§ Exercise description: Leaving out the pictures, retype the lines from the beginning of the listing through the line containing "ax.plot([x1 + DX, x1".

§ Information shown:
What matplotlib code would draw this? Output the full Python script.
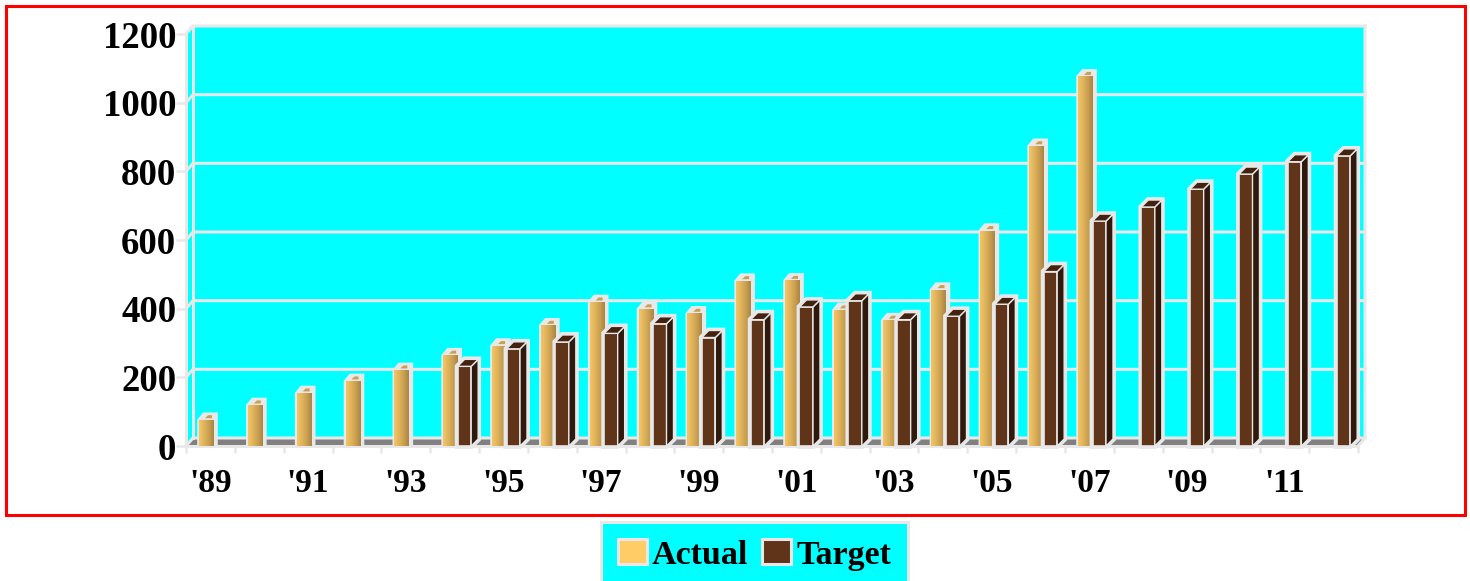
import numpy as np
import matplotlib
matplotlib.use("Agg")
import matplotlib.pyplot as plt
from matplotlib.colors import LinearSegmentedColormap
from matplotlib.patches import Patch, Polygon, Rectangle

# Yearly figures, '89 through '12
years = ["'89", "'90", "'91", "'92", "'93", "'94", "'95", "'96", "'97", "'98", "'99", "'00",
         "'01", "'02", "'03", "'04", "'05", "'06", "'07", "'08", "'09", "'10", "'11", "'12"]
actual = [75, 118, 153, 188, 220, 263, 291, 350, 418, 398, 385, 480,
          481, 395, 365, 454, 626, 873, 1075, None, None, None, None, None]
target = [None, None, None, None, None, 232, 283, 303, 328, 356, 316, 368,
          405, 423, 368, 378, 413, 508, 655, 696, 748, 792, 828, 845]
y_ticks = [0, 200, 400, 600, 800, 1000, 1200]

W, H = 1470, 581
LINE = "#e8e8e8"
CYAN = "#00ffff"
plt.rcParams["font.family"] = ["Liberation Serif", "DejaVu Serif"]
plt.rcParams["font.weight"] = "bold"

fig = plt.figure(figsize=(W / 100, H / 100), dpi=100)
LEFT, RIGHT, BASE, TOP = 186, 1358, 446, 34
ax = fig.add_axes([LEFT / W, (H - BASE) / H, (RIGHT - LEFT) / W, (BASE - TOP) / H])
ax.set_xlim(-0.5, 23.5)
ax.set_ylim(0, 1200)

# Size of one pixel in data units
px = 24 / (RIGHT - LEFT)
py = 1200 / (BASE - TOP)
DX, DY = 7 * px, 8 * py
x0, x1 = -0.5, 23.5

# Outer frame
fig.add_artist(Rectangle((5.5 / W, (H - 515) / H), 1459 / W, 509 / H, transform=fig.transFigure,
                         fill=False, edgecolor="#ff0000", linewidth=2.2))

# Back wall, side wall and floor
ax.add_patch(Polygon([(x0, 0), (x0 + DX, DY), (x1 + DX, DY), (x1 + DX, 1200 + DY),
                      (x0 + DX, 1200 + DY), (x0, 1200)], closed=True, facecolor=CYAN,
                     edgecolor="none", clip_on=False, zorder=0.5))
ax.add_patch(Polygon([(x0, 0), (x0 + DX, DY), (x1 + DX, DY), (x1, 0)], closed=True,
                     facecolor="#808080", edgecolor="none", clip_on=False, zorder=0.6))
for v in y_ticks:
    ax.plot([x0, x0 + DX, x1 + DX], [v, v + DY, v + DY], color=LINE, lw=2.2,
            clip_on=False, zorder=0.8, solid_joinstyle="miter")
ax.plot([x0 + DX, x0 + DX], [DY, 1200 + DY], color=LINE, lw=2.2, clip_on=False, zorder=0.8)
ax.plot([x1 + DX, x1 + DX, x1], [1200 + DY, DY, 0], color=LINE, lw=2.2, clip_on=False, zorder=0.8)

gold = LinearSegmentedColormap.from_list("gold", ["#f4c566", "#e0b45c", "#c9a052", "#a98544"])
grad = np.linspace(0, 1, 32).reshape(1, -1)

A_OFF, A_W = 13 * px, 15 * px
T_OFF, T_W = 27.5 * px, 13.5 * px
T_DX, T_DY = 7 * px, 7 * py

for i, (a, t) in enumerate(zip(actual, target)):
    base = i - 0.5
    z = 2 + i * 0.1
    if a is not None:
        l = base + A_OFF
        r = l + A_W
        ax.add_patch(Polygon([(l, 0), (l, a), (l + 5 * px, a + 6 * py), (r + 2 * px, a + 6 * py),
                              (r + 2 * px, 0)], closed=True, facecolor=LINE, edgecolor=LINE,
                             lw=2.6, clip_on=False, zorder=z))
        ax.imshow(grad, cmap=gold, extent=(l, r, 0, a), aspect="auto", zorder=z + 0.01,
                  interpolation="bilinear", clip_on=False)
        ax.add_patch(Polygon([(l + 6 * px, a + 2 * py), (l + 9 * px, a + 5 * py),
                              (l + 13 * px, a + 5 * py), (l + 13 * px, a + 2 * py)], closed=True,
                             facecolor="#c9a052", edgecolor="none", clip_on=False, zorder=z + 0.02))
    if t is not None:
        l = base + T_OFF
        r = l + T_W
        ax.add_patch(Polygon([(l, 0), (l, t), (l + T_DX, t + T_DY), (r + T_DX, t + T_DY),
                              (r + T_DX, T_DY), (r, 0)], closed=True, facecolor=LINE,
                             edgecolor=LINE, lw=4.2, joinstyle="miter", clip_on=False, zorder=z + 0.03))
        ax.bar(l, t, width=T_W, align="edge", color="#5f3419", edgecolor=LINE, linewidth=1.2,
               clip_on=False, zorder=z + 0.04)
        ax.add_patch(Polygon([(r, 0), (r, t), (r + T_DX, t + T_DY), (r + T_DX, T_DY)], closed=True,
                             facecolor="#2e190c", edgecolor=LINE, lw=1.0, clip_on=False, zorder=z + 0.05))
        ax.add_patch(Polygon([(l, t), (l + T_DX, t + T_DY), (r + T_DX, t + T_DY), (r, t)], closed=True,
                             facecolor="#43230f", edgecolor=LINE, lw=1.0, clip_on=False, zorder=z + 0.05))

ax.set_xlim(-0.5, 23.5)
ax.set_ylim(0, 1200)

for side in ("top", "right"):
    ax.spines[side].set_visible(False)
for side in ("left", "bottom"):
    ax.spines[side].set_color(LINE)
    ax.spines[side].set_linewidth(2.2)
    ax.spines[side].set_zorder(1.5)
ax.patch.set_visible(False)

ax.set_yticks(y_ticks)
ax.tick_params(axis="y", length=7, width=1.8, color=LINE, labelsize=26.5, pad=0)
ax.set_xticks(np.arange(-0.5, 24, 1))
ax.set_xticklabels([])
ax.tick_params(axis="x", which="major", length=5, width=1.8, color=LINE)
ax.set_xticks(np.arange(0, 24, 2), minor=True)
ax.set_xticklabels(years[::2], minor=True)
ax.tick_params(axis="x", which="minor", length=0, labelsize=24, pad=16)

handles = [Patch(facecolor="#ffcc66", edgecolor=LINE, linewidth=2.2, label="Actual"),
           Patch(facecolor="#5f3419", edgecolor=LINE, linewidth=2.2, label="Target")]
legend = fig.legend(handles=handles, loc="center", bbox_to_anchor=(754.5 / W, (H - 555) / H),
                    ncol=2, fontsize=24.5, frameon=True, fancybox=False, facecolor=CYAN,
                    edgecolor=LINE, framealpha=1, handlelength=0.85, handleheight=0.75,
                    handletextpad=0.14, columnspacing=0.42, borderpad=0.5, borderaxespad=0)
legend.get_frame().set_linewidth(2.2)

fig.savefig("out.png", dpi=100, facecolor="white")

§ Written answer:
What matplotlib code would draw this? Output the full Python script.
import numpy as np
import matplotlib
matplotlib.use("Agg")
import matplotlib.pyplot as plt
from matplotlib.colors import LinearSegmentedColormap
from matplotlib.patches import Patch, Polygon, Rectangle

# Yearly figures, '89 through '12
years = ["'89", "'90", "'91", "'92", "'93", "'94", "'95", "'96", "'97", "'98", "'99", "'00",
         "'01", "'02", "'03", "'04", "'05", "'06", "'07", "'08", "'09", "'10", "'11", "'12"]
actual = [75, 118, 153, 188, 220, 263, 291, 350, 418, 398, 385, 480,
          481, 395, 365, 454, 626, 873, 1075, None, None, None, None, None]
target = [None, None, None, None, None, 232, 283, 303, 328, 356, 316, 368,
          405, 423, 368, 378, 413, 508, 655, 696, 748, 792, 828, 845]
y_ticks = [0, 200, 400, 600, 800, 1000, 1200]

W, H = 1470, 581
LINE = "#e8e8e8"
CYAN = "#00ffff"
plt.rcParams["font.family"] = ["Liberation Serif", "DejaVu Serif"]
plt.rcParams["font.weight"] = "bold"

fig = plt.figure(figsize=(W / 100, H / 100), dpi=100)
LEFT, RIGHT, BASE, TOP = 186, 1358, 446, 34
ax = fig.add_axes([LEFT / W, (H - BASE) / H, (RIGHT - LEFT) / W, (BASE - TOP) / H])
ax.set_xlim(-0.5, 23.5)
ax.set_ylim(0, 1200)

# Size of one pixel in data units
px = 24 / (RIGHT - LEFT)
py = 1200 / (BASE - TOP)
DX, DY = 7 * px, 8 * py
x0, x1 = -0.5, 23.5

# Outer frame
fig.add_artist(Rectangle((5.5 / W, (H - 515) / H), 1459 / W, 509 / H, transform=fig.transFigure,
                         fill=False, edgecolor="#ff0000", linewidth=2.2))

# Back wall, side wall and floor
ax.add_patch(Polygon([(x0, 0), (x0 + DX, DY), (x1 + DX, DY), (x1 + DX, 1200 + DY),
                      (x0 + DX, 1200 + DY), (x0, 1200)], closed=True, facecolor=CYAN,
                     edgecolor="none", clip_on=False, zorder=0.5))
ax.add_patch(Polygon([(x0, 0), (x0 + DX, DY), (x1 + DX, DY), (x1, 0)], closed=True,
                     facecolor="#808080", edgecolor="none", clip_on=False, zorder=0.6))
for v in y_ticks:
    ax.plot([x0, x0 + DX, x1 + DX], [v, v + DY, v + DY], color=LINE, lw=2.2,
            clip_on=False, zorder=0.8, solid_joinstyle="miter")
ax.plot([x0 + DX, x0 + DX], [DY, 1200 + DY], color=LINE, lw=2.2, clip_on=False, zorder=0.8)
ax.plot([x1 + DX, x1 + DX, x1], [1200 + DY, DY, 0], color=LINE, lw=2.2, clip_on=False, zorder=0.8)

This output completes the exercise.